Most demonstrators here either did not know Russia is waging war against Ukraine or they did not want to know. They do not seem to understand Russian soldiers are murdering and raping Ukrainians, or they simply do not want to understand. In these circles, the answer to the question who is responsible is always the same: America, of course. And NATO. This was the dominating worldview at the protest in Kreuzberg today.
There was a tiny minority among the protesters through. Our reporter found two ladies who held signs that said Putin needed to be stopped and Russia’s military had to pull back and leave Ukraine now. Asked how they would end the war, other participants said Ukraine needed to give Russia the Donbas region. What happened to the ‘peace movement’ in Germany?
In the early 1980s, hundreds of thousands of its members protested against the deployment of the West’s Pershing II missiles. Many of them ignored the fact that Russia had hundreds of SS-20 missiles that were pointed at West Germany. Back then, the SPD’s Chancellor Helmut Schmidt was criticized by the movement, and by many in his own party, for supporting NATO’s Double-Track Decision, which included the deployment of more missiles as a reaction to the Soviet Union’s missile deployments, and an offer for negotiations with Moscow.
Whether the peace movement was wrong four decades ago is still being discussed.
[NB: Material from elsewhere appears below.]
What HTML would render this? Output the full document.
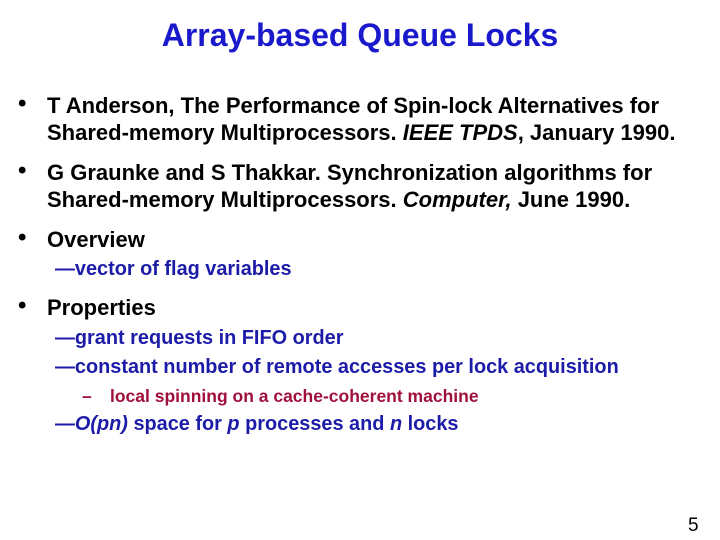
<!DOCTYPE html>
<html><head><meta charset="utf-8"><style>
body{margin:0;width:720px;height:540px;background:#fff;position:relative;overflow:hidden;font-family:"Liberation Sans",Arial,sans-serif;font-weight:bold}
div{position:absolute;white-space:nowrap;line-height:1}
.b{font-size:22px;color:#000;left:47px}
.d{font-size:24px;color:#000;left:18px}
.s{font-size:19.9px;color:#1c1ca8;left:55px}
.r{font-size:17.5px;color:#a0103c}
</style></head><body>
<div style="left:0;width:720px;text-align:center;top:19px;font-size:32px;color:#1a1acc">Array-based Queue Locks</div>
<div class="d" style="top:92px">•</div>
<div class="b" style="top:95px">T Anderson, The Performance of Spin-lock Alternatives for</div>
<div class="b" style="top:122px">Shared-memory Multiprocessors. <i>IEEE TPDS</i>, January 1990.</div>
<div class="d" style="top:159px">•</div>
<div class="b" style="top:162px">G Graunke and S Thakkar. Synchronization algorithms for</div>
<div class="b" style="top:189px">Shared-memory Multiprocessors. <i>Computer,</i> June 1990.</div>
<div class="d" style="top:226px">•</div>
<div class="b" style="top:229px">Overview</div>
<div class="s" style="top:260px">—vector of flag variables</div>
<div class="d" style="top:294px">•</div>
<div class="b" style="top:297px">Properties</div>
<div class="s" style="top:329px">—grant requests in FIFO order</div>
<div class="s" style="top:358px">—constant number of remote accesses per lock acquisition</div>
<div class="r" style="left:82px;top:388px">–</div>
<div class="r" style="left:110px;top:388px">local spinning on a cache-coherent machine</div>
<div class="s" style="top:415px">—<i>O(pn)</i> space for <i>p</i> processes and <i>n</i> locks</div>
<div style="left:688px;top:516px;font-size:19px;font-weight:normal;color:#000">5</div>
</body></html>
But, what about today? To most Germans, it is crystal clear who is responsible for the war against Ukraine, namely the country that launched it and has came up with far-fatched justifications since. A peace movement that supports Russia, the aggressor, is misguided to the opinion of many.
Germany’s Vice Chancellor and Commerce Minister Robert Habeck called on the Easter March protesters to convey a clear message against Vladimir Putin’s war of aggression. It was clear which side needed to be supported, also with weapons, Habeck stated. Putin threatened freedom in Europe, the Green Minister said. “Defenseless civilians are being killed, prisoners of war executed, hospitals attacked with missiles”. Just watching was not an option. Most protesters in Kreuzberg did not seem to care about these aspects. Similar rallies took place in many other German cities too.
On Friday night, Chancellor Olaf Scholz announced Germany would provide more than 1 billion Euro (1.1 billion U.S. Dollars or 800,000 Pounds Sterling) to Ukraine. That way, the government in Kiev can purchase any weapons it wants. On top of this amount, 400,000 Euro (432,476 Dollars 331,145 Pounds) will be given to the European Peace Facility which buys weapons for Ukraine. Recently, Scholz announced Germany would invest 100 billion Euro (112.7 billion U.S. Dollars or 84 billion Pounds Sterling) into its own defense. Many protesters at the Easter March in Berlin criticized this step. They said more weapons would prolong the war.